TASK BRIEF :: Leave the pictures out. Retype exactly the lines below from the one containing "Generate a web" through the one containing "const blue = '#4a7ebb';", and no others.

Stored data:
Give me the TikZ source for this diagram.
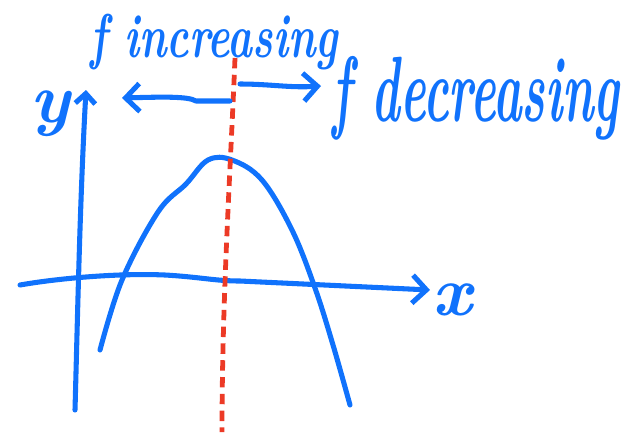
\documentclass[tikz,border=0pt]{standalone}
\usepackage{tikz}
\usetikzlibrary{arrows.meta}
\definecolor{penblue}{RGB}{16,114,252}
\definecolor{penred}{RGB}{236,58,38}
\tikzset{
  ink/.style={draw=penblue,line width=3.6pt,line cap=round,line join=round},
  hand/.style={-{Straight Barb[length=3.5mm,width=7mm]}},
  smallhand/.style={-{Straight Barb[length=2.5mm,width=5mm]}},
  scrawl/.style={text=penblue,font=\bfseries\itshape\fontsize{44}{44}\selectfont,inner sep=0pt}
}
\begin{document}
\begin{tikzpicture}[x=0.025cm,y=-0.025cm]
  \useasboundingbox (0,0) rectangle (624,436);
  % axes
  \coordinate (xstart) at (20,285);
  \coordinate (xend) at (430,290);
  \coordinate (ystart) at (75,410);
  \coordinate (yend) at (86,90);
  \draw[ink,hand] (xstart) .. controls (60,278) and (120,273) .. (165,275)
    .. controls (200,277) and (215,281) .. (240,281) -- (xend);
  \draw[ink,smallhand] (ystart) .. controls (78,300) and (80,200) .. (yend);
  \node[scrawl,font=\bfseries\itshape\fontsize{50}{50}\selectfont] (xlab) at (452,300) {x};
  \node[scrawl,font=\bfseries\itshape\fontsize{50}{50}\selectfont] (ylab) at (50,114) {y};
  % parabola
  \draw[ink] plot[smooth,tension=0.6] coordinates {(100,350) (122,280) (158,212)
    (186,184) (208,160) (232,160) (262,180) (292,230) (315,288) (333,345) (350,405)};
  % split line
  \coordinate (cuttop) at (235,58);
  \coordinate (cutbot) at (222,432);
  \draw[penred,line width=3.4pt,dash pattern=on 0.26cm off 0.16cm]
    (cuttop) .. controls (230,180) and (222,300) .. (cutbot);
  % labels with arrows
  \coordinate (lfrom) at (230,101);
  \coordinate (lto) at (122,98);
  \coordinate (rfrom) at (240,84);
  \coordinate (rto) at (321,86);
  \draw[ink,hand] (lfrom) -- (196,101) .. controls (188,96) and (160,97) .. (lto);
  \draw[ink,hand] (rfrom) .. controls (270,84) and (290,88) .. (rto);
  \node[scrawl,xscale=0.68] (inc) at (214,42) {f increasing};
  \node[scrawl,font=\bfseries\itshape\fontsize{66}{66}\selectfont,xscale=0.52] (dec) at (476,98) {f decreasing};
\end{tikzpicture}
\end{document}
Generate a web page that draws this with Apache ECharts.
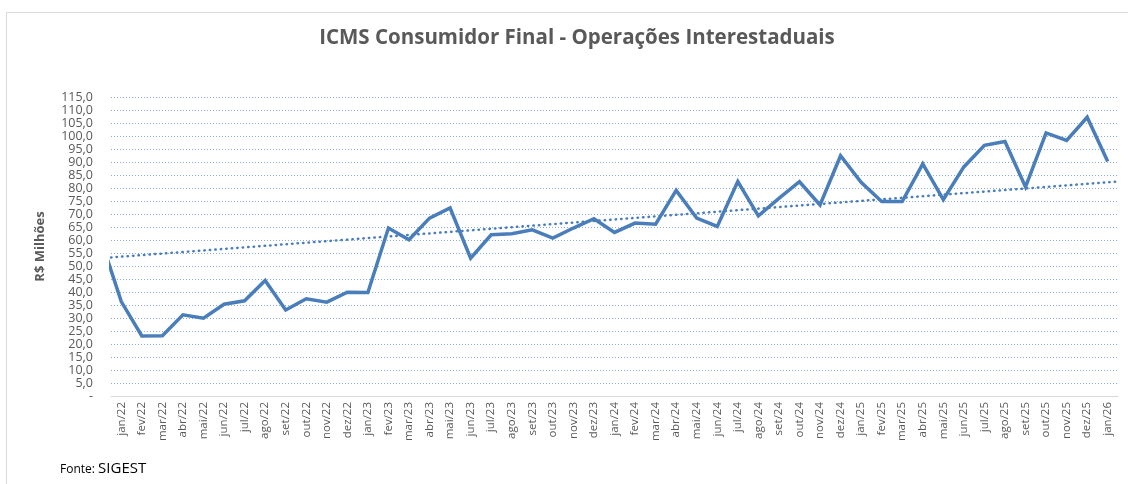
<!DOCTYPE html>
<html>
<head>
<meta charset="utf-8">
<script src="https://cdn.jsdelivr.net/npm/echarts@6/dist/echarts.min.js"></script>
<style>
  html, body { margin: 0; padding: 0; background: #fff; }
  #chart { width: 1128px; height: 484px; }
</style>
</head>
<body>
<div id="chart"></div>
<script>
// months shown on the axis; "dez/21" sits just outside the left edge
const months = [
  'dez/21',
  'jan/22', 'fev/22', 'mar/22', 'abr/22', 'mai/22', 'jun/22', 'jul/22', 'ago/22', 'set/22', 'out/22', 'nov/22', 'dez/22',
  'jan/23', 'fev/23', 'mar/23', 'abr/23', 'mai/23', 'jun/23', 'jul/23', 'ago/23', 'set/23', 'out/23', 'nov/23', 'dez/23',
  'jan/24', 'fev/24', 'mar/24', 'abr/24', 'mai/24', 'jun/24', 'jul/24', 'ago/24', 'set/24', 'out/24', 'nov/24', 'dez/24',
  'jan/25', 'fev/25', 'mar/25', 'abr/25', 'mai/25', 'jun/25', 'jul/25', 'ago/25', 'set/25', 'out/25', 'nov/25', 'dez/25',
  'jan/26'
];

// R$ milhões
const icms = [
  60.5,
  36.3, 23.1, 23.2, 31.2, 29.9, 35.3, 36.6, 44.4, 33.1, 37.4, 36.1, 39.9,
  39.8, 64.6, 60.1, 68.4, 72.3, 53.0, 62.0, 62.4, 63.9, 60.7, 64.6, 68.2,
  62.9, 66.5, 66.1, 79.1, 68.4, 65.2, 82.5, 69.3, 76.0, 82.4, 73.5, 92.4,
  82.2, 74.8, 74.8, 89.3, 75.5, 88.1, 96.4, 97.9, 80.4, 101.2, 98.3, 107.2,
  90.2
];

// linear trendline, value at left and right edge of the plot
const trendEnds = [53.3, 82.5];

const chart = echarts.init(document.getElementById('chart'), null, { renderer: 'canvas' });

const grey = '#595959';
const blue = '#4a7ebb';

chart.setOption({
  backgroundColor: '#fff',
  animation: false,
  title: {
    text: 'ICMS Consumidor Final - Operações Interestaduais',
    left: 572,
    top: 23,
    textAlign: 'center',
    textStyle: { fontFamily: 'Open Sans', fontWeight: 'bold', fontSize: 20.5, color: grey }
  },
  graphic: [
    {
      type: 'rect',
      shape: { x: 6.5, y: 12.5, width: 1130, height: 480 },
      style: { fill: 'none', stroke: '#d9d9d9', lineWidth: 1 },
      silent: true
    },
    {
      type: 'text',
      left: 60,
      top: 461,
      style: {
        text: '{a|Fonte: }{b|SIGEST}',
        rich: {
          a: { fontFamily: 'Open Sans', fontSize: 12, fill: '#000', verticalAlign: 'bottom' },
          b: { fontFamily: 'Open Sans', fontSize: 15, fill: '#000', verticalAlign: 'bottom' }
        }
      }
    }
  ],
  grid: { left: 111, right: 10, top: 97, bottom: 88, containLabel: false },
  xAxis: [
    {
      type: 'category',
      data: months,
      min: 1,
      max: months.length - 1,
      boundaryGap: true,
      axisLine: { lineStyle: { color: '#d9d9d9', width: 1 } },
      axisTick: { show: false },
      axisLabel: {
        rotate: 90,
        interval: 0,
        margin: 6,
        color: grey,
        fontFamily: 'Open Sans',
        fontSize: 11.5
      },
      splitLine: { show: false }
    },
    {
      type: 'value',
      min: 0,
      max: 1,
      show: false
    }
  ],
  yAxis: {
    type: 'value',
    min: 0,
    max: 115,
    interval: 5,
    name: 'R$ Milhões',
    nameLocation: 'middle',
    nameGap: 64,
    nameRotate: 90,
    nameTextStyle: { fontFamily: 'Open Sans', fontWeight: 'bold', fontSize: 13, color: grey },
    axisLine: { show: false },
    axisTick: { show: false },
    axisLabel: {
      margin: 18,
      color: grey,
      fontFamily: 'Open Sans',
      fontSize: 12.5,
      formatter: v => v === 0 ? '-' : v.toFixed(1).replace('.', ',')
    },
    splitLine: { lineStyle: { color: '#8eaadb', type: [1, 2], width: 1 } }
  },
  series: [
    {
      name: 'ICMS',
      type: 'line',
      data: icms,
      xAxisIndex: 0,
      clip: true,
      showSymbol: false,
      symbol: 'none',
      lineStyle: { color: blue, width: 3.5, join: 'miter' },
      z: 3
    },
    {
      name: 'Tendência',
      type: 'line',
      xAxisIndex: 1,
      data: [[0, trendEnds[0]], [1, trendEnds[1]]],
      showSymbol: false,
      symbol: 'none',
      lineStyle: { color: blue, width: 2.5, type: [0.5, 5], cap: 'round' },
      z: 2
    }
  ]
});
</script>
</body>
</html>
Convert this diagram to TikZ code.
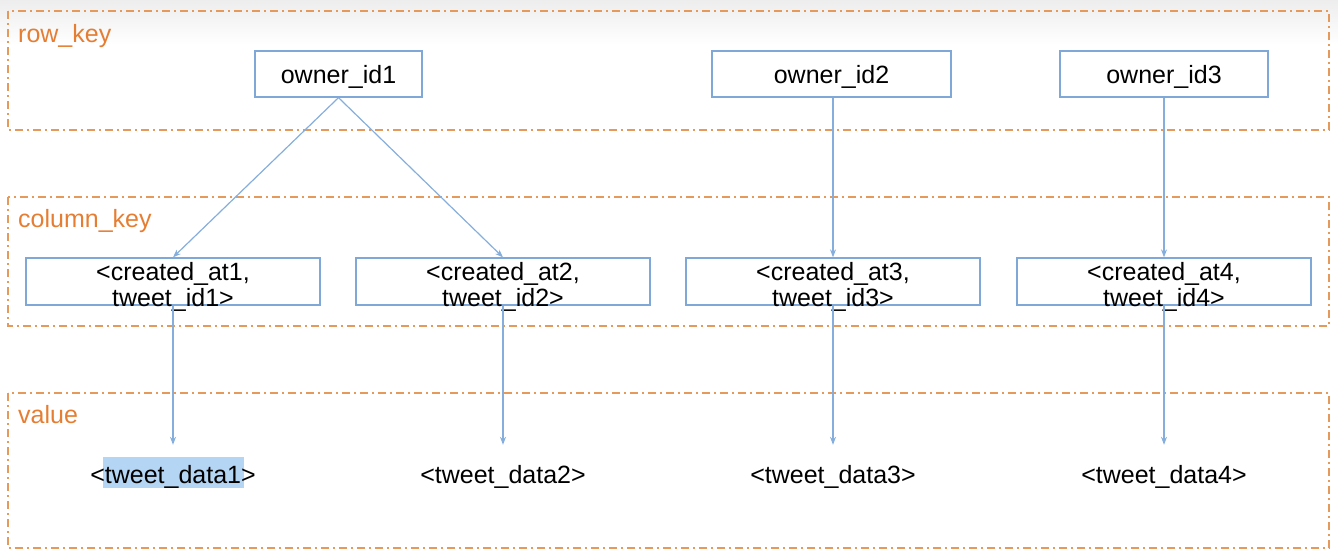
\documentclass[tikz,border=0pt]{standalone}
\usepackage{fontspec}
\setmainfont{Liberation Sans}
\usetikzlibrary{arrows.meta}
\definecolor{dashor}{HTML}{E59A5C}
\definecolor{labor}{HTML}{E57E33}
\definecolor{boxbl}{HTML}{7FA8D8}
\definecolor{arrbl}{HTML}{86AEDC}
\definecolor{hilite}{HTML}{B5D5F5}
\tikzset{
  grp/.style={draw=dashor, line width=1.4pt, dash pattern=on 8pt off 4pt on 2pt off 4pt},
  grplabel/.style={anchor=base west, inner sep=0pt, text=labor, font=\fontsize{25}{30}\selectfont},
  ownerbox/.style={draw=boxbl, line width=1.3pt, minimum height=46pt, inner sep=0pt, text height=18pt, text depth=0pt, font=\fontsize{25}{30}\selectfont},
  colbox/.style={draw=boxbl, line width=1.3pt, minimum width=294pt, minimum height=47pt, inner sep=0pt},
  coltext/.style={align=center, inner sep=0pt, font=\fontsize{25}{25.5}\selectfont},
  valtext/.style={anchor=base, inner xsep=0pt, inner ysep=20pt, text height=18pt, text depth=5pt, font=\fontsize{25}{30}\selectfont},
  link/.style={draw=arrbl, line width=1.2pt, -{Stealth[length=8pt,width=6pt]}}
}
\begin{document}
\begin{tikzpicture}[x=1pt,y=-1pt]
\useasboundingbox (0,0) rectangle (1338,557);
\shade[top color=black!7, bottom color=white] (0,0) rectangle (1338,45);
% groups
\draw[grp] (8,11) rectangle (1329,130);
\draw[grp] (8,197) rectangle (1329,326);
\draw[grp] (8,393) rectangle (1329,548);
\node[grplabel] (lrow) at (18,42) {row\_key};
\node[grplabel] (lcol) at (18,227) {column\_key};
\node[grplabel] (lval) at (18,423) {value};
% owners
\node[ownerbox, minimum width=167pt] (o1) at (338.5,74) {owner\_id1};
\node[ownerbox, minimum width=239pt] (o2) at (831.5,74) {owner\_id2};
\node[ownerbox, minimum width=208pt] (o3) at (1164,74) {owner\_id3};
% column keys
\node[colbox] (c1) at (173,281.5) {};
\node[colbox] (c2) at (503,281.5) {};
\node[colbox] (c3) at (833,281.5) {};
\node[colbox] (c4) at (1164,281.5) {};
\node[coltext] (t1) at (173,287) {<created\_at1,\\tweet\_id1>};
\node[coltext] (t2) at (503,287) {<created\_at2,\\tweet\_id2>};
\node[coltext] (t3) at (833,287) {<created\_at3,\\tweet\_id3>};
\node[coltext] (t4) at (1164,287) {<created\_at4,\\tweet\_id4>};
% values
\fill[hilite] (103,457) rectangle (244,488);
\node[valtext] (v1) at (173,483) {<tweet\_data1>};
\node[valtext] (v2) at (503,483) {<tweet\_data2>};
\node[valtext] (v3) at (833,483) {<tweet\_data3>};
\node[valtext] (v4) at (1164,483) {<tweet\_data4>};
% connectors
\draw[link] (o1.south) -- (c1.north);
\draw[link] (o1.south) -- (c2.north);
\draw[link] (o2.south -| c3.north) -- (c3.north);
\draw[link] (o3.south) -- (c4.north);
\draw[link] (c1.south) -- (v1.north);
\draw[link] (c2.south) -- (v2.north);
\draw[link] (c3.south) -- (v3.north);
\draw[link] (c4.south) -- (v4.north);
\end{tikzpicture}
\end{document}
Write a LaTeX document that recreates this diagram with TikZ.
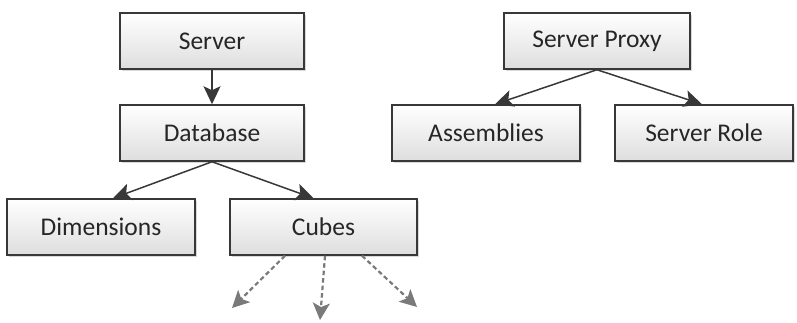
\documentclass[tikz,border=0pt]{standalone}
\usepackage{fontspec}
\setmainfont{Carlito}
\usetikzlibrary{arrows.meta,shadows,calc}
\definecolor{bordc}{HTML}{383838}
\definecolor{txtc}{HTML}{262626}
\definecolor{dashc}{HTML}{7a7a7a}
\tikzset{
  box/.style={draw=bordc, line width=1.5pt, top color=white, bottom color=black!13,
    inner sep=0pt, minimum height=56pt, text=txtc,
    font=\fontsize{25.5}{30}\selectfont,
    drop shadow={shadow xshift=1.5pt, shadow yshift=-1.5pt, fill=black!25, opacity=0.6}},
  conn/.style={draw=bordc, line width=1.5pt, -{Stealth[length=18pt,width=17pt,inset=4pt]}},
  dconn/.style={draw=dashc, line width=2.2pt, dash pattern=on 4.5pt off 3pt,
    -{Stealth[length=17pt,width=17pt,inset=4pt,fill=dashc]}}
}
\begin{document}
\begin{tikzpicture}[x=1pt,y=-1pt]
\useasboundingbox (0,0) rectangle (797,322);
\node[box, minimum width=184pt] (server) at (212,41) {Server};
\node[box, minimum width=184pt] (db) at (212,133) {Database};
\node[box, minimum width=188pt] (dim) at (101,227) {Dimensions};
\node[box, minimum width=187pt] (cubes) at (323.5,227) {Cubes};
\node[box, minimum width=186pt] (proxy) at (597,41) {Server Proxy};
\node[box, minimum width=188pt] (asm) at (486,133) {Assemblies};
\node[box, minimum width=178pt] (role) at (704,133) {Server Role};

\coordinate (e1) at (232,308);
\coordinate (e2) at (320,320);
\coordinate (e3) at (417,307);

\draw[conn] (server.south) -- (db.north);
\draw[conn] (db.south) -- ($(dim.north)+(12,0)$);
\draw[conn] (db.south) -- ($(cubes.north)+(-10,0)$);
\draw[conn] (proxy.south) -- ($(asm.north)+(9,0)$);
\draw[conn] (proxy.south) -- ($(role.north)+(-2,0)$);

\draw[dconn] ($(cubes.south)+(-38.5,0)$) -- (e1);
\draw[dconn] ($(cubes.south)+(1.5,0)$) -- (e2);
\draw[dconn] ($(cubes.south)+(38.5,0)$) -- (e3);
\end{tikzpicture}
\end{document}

WRITTEN SOLUTION ::
Generate a web page that draws this with Apache ECharts.
<!DOCTYPE html>
<html>
<head>
<meta charset="utf-8">
<script src="https://cdn.jsdelivr.net/npm/echarts@6/dist/echarts.min.js"></script>
<style>
  html, body { margin: 0; padding: 0; background: #fff; }
  #chart { width: 1128px; height: 484px; }
</style>
</head>
<body>
<div id="chart"></div>
<script>
// months shown on the axis; "dez/21" sits just outside the left edge
const months = [
  'dez/21',
  'jan/22', 'fev/22', 'mar/22', 'abr/22', 'mai/22', 'jun/22', 'jul/22', 'ago/22', 'set/22', 'out/22', 'nov/22', 'dez/22',
  'jan/23', 'fev/23', 'mar/23', 'abr/23', 'mai/23', 'jun/23', 'jul/23', 'ago/23', 'set/23', 'out/23', 'nov/23', 'dez/23',
  'jan/24', 'fev/24', 'mar/24', 'abr/24', 'mai/24', 'jun/24', 'jul/24', 'ago/24', 'set/24', 'out/24', 'nov/24', 'dez/24',
  'jan/25', 'fev/25', 'mar/25', 'abr/25', 'mai/25', 'jun/25', 'jul/25', 'ago/25', 'set/25', 'out/25', 'nov/25', 'dez/25',
  'jan/26'
];

// R$ milhões
const icms = [
  60.5,
  36.3, 23.1, 23.2, 31.2, 29.9, 35.3, 36.6, 44.4, 33.1, 37.4, 36.1, 39.9,
  39.8, 64.6, 60.1, 68.4, 72.3, 53.0, 62.0, 62.4, 63.9, 60.7, 64.6, 68.2,
  62.9, 66.5, 66.1, 79.1, 68.4, 65.2, 82.5, 69.3, 76.0, 82.4, 73.5, 92.4,
  82.2, 74.8, 74.8, 89.3, 75.5, 88.1, 96.4, 97.9, 80.4, 101.2, 98.3, 107.2,
  90.2
];

// linear trendline, value at left and right edge of the plot
const trendEnds = [53.3, 82.5];

const chart = echarts.init(document.getElementById('chart'), null, { renderer: 'canvas' });

const grey = '#595959';
const blue = '#4a7ebb';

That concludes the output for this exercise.